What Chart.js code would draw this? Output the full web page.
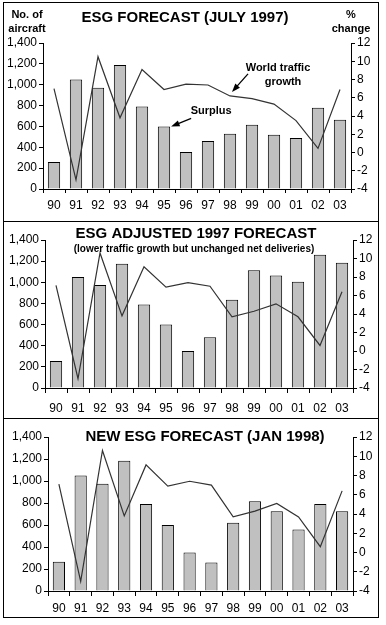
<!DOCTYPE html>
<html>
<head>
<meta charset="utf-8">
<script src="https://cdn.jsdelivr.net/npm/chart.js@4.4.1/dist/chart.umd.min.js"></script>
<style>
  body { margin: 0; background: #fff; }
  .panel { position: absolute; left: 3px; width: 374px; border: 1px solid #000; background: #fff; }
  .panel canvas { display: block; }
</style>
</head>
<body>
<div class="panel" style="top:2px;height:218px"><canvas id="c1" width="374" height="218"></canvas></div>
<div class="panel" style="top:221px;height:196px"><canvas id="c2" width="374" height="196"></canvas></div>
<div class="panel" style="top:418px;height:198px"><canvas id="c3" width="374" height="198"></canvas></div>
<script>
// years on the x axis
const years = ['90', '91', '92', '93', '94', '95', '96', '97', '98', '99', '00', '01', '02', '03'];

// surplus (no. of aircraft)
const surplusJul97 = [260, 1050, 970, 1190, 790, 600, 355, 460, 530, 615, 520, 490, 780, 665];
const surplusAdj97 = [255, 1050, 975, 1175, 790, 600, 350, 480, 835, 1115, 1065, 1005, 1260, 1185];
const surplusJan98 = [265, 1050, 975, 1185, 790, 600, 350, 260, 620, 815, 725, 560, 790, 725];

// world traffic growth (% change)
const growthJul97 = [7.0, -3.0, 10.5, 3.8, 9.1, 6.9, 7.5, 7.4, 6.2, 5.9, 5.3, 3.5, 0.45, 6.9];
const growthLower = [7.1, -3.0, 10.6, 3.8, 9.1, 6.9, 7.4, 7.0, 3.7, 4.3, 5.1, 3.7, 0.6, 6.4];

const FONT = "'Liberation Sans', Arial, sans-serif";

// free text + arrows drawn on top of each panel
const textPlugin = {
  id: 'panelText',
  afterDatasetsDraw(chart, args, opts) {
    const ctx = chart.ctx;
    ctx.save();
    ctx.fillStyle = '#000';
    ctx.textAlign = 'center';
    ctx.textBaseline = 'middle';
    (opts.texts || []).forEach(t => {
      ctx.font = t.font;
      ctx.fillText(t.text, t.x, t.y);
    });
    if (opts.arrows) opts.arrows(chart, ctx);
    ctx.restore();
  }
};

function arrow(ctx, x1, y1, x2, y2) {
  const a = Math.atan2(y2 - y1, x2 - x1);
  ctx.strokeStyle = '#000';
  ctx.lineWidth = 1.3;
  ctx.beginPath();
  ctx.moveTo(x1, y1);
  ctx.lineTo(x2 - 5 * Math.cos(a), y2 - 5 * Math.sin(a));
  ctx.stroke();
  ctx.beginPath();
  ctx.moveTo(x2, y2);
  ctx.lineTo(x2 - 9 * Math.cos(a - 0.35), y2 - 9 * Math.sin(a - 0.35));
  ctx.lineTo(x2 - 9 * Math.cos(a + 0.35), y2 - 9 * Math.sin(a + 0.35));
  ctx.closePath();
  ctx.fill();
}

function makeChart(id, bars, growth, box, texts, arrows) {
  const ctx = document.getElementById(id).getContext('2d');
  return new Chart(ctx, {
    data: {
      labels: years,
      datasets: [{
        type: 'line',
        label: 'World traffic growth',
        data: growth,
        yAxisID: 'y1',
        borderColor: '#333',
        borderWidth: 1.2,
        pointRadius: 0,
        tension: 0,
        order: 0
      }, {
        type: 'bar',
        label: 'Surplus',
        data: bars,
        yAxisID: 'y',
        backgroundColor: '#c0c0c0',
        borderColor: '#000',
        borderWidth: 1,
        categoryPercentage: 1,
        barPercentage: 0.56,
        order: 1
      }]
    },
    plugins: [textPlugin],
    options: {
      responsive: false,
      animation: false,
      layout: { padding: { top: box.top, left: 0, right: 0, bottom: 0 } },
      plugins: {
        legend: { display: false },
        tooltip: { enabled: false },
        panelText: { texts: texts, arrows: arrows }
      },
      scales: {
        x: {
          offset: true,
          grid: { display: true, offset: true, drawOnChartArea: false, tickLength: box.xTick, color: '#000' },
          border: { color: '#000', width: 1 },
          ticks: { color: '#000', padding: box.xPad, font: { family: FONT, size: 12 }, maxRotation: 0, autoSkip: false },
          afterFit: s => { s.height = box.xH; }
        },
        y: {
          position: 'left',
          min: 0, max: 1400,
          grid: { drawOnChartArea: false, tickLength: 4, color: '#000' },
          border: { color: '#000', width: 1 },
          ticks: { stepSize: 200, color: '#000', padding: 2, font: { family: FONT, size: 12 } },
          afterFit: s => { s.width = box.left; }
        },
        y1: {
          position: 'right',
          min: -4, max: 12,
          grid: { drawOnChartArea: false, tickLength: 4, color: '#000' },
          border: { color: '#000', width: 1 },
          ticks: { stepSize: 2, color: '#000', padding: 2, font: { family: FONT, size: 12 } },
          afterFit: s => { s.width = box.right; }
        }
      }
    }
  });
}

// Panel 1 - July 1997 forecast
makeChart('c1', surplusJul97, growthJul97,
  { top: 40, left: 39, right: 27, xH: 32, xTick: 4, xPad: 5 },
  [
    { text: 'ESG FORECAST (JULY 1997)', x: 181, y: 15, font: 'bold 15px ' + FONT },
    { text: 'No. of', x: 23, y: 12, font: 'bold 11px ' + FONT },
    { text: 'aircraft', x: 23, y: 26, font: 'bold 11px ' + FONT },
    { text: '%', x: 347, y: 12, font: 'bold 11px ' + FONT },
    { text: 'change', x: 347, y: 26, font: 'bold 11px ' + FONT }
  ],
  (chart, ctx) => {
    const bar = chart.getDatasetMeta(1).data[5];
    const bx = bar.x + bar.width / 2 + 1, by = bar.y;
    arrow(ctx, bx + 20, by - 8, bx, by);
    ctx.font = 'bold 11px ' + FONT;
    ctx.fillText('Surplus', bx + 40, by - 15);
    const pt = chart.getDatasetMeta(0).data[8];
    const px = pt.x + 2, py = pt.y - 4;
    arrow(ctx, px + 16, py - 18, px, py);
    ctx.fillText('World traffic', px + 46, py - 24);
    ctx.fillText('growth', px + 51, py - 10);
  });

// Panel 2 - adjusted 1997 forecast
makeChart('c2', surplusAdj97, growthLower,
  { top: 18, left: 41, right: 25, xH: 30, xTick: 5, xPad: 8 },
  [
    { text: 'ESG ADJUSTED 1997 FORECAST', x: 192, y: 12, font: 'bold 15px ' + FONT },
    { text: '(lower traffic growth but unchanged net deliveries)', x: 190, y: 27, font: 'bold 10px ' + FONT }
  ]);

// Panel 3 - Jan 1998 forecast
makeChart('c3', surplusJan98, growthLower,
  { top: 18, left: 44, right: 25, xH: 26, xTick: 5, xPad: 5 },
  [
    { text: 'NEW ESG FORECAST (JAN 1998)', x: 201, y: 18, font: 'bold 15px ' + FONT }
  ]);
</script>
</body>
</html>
·····
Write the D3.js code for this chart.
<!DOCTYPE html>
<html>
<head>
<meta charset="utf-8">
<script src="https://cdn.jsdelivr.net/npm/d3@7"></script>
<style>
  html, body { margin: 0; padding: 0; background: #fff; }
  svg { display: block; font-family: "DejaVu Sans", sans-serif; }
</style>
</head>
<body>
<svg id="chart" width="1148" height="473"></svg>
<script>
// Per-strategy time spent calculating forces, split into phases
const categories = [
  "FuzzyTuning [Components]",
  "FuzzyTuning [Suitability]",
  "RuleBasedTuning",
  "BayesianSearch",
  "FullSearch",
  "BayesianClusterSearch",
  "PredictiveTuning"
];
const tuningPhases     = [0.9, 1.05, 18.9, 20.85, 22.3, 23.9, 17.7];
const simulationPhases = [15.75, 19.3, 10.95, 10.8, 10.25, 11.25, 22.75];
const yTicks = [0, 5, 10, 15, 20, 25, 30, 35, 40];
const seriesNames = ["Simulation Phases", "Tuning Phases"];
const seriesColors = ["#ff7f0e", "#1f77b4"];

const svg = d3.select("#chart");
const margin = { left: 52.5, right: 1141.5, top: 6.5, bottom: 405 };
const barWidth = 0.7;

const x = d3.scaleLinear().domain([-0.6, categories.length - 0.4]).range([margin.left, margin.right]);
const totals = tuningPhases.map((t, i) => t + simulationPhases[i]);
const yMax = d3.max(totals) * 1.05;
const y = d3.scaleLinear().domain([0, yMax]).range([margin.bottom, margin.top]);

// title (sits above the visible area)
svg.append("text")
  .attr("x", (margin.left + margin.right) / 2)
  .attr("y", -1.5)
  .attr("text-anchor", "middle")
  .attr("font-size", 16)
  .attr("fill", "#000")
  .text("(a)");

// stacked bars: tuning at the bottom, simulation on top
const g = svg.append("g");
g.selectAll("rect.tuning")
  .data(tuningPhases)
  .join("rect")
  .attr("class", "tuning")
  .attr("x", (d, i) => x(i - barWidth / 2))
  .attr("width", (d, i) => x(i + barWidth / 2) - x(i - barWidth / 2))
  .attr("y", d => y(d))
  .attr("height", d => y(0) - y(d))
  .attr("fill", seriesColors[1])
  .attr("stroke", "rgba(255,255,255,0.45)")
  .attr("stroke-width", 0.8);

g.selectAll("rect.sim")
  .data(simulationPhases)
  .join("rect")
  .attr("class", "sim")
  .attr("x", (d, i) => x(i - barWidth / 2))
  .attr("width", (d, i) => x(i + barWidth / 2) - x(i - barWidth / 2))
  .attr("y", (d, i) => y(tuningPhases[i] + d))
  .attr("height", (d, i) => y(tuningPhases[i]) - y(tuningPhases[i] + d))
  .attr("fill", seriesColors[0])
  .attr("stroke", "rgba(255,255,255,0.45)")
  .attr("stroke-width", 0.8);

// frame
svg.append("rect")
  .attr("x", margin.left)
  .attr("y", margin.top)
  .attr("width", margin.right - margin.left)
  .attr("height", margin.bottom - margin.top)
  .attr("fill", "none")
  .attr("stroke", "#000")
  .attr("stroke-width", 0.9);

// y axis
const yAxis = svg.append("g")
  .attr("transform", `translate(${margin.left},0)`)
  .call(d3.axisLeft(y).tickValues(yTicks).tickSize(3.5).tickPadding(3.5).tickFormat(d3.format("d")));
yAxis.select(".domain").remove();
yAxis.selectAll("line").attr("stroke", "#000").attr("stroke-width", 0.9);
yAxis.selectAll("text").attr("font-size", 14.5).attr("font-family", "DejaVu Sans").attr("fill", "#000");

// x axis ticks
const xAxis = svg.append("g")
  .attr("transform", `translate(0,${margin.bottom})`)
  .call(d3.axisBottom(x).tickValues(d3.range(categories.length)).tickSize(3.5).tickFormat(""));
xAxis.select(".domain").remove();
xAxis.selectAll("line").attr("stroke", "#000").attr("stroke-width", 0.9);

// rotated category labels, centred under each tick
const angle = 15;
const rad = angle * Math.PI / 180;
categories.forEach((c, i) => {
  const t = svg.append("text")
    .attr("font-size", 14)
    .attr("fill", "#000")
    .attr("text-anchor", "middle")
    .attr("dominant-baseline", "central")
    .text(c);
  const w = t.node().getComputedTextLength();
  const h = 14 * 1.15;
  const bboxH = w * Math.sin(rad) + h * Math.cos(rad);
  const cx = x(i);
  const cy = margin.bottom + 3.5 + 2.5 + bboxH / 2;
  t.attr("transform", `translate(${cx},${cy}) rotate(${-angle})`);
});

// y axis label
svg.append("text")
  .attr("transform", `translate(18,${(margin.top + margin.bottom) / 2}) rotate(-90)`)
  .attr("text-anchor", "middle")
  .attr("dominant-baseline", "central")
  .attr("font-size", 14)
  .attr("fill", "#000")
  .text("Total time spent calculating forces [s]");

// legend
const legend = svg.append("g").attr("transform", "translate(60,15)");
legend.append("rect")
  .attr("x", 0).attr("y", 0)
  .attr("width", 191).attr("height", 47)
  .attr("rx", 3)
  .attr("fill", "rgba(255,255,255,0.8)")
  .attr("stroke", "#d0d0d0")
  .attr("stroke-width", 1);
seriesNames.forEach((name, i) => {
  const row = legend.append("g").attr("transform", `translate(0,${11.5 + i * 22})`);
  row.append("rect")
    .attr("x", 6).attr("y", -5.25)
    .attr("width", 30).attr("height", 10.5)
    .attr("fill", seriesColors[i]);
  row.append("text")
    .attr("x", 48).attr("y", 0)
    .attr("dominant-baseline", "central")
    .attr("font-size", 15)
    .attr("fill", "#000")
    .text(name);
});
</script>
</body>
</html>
·····
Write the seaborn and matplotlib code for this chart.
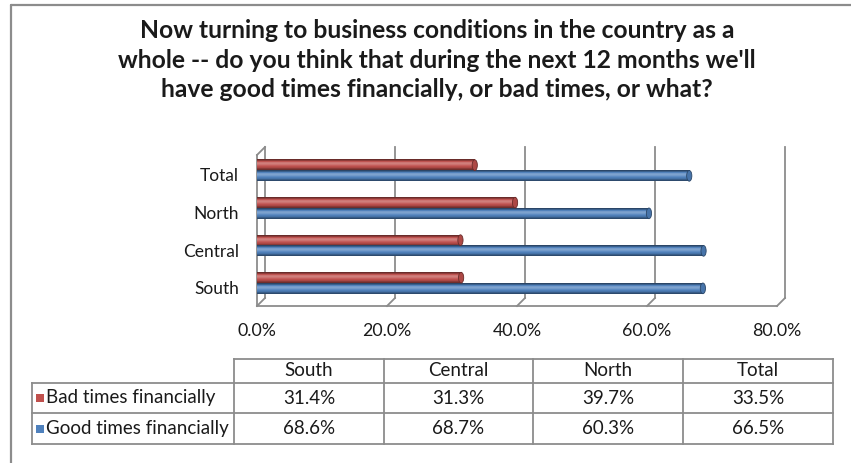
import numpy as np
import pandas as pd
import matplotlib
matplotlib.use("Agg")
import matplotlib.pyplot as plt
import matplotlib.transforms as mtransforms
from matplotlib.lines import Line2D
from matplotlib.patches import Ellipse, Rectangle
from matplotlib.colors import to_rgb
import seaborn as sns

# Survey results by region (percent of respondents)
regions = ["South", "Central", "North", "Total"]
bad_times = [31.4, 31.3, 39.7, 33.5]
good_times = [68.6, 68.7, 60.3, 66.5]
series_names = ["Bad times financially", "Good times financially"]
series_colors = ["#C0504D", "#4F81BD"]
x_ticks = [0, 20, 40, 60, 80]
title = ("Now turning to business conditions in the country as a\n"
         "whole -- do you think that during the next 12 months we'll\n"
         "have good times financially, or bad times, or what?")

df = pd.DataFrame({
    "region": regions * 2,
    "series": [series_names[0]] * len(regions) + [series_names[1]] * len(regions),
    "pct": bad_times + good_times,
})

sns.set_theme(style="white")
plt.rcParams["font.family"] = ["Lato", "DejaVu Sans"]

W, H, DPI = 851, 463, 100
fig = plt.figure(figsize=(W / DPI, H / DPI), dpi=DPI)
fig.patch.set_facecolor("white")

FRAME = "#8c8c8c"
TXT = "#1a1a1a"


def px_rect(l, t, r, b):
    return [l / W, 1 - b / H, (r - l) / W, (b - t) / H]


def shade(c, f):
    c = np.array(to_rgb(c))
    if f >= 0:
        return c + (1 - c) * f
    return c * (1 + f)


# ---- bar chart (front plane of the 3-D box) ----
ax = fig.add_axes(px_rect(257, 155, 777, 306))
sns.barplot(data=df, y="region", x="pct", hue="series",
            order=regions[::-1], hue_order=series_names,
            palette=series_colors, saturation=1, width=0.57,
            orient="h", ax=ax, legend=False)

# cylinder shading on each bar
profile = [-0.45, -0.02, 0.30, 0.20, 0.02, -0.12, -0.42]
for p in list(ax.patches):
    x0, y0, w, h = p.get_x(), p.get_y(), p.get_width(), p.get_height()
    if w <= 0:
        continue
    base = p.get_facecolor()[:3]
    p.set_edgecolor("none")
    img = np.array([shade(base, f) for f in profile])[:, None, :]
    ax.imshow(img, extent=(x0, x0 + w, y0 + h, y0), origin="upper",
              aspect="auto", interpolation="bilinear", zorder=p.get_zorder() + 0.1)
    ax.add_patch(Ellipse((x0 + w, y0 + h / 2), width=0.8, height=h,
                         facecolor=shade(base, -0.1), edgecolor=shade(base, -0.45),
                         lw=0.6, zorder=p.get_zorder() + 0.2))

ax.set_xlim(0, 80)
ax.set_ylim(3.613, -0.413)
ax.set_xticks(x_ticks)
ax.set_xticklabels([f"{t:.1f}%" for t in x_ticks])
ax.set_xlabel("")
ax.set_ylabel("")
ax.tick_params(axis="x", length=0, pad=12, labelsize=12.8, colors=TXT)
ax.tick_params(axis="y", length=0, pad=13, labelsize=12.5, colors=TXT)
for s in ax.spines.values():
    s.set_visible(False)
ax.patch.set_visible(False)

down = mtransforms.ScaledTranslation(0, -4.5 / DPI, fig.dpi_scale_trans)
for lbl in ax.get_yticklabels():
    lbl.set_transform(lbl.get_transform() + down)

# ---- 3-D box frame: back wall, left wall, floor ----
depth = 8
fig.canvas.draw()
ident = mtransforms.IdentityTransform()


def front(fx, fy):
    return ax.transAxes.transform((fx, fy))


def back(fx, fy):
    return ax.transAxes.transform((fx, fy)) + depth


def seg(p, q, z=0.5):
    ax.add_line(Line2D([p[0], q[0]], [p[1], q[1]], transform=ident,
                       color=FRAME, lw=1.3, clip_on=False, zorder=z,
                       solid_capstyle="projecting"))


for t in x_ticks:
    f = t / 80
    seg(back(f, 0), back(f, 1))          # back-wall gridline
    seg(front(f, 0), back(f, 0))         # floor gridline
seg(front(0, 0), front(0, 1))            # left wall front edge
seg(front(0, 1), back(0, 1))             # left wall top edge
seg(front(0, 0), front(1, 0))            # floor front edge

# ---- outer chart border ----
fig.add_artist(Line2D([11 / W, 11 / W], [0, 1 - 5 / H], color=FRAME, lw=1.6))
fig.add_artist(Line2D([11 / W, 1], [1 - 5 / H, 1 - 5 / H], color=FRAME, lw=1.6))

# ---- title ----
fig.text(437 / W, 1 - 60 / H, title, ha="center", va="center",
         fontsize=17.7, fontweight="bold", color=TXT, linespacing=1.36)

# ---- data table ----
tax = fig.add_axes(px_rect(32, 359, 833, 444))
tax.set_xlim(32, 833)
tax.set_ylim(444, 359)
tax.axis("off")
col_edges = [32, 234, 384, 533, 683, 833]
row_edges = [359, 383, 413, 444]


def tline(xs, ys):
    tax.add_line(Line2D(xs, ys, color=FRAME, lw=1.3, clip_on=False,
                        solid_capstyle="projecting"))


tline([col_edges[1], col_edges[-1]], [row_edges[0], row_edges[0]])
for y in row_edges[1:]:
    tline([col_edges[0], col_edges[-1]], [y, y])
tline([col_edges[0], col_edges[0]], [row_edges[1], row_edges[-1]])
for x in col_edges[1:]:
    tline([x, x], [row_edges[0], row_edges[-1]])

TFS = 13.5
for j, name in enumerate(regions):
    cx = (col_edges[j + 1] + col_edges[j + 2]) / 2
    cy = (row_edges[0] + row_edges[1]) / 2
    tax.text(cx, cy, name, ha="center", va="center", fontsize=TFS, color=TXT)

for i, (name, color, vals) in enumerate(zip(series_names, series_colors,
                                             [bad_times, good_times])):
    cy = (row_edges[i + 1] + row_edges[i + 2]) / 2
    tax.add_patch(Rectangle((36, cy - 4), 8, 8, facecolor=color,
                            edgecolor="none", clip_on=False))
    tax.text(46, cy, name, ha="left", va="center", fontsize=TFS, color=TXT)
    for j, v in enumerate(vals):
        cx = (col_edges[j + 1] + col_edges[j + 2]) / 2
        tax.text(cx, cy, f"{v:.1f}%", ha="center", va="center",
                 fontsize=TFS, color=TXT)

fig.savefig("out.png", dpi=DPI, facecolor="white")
·····
| Exercise aim |
Reproduce only the lines running from the one that has "What Chart.js code" through the one that has "560, 790, 725];", ends included. Any pictures in that stretch should not be copied.

| Full output |
What Chart.js code would draw this? Output the full web page.
<!DOCTYPE html>
<html>
<head>
<meta charset="utf-8">
<script src="https://cdn.jsdelivr.net/npm/chart.js@4.4.1/dist/chart.umd.min.js"></script>
<style>
  body { margin: 0; background: #fff; }
  .panel { position: absolute; left: 3px; width: 374px; border: 1px solid #000; background: #fff; }
  .panel canvas { display: block; }
</style>
</head>
<body>
<div class="panel" style="top:2px;height:218px"><canvas id="c1" width="374" height="218"></canvas></div>
<div class="panel" style="top:221px;height:196px"><canvas id="c2" width="374" height="196"></canvas></div>
<div class="panel" style="top:418px;height:198px"><canvas id="c3" width="374" height="198"></canvas></div>
<script>
// years on the x axis
const years = ['90', '91', '92', '93', '94', '95', '96', '97', '98', '99', '00', '01', '02', '03'];

// surplus (no. of aircraft)
const surplusJul97 = [260, 1050, 970, 1190, 790, 600, 355, 460, 530, 615, 520, 490, 780, 665];
const surplusAdj97 = [255, 1050, 975, 1175, 790, 600, 350, 480, 835, 1115, 1065, 1005, 1260, 1185];
const surplusJan98 = [265, 1050, 975, 1185, 790, 600, 350, 260, 620, 815, 725, 560, 790, 725];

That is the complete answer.